While Section 213 imposes a clear bar, certain nuances exist:

  • Defendant setting up an unprobated will: Early Madras High Court decisions like Caralapathi Chunna Cunniah v. Cota Nammalwariah (cited in John Guruprakasam v. Yovel Nesan And Others[18]) suggested a defendant could use an unprobated will defensively. However, John Guruprakasam[18] itself notes that this view is "no longer law in view of the Full Bench decision in Ganshamdoss Narayandoss v. Gulab Bi Bai[6]," which held the bar applies to both plaintiff and defendant.
  • Rights not "established in any Court of Justice": As per Syndicate Bank v. Soji Chacko[3], if the right under the will is not being established in a court, the lack of probate might not affect the legatee's right as such.

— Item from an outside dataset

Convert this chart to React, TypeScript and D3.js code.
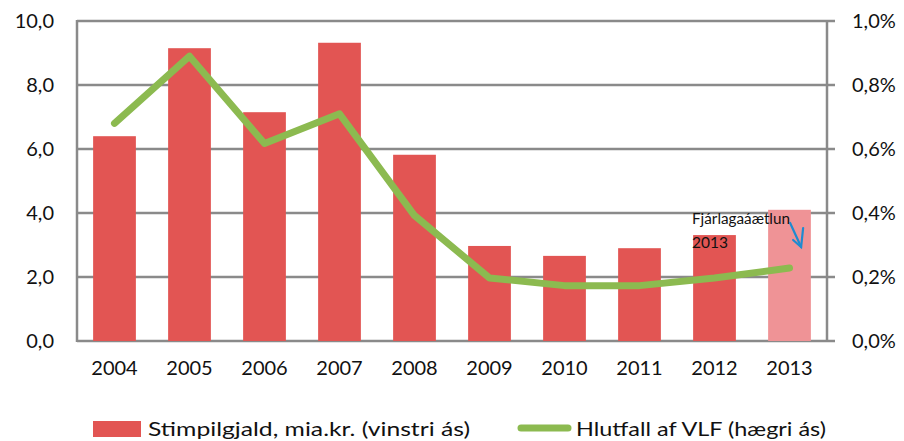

This could apply to out-of-court settlements or actions.
  • Mutation Proceedings: The applicability to mutation proceedings has been debated. In Shiam Singh v. Smt. Ghoghari[19], the Board of Revenue, U.P., considered whether Section 213 bars mutation based on an unprobated will by a Hindu, highlighting the need for clarity on this issue.
  • Optional Probate: Even where probate is not mandatory under Section 213 (e.g., for a will by a Hindu in Uttar Pradesh not covered by Section 57(a) or (b)), a beneficiary is not barred from applying for probate if they wish to do so for other purposes, as noted by the Allahabad High Court in Smt. Satnam Kaur v. Satyedra Pal Singh And Ors.[20].

Conclusion

Section 213 of the Indian Succession Act, 1925, serves as a critical procedural gateway for the establishment of rights under a will in Indian courts. Its application, meticulously defined by its interplay with Section 57 and judicial interpretations, is contingent upon the testator's religion and specific territorial considerations. The Supreme Court has affirmed its constitutionality and clarified its non-discriminatory nature, emphasizing its role in ensuring the authenticity of testamentary dispositions. While the mandate for probate is stringent where applicable, the courts have also recognized its procedural character and its limitations, particularly distinguishing it from the adjudication of title. The ongoing evolution of jurisprudence, especially concerning territorial applicability and potential constitutional nuances related to uniformity, indicates that Section 213 will continue to be a subject of significant legal discourse in the Indian succession law landscape. Understanding its provisions and the rich tapestry of case law surrounding it is indispensable for legal practitioners and individuals navigating the complexities of testamentary succession in India.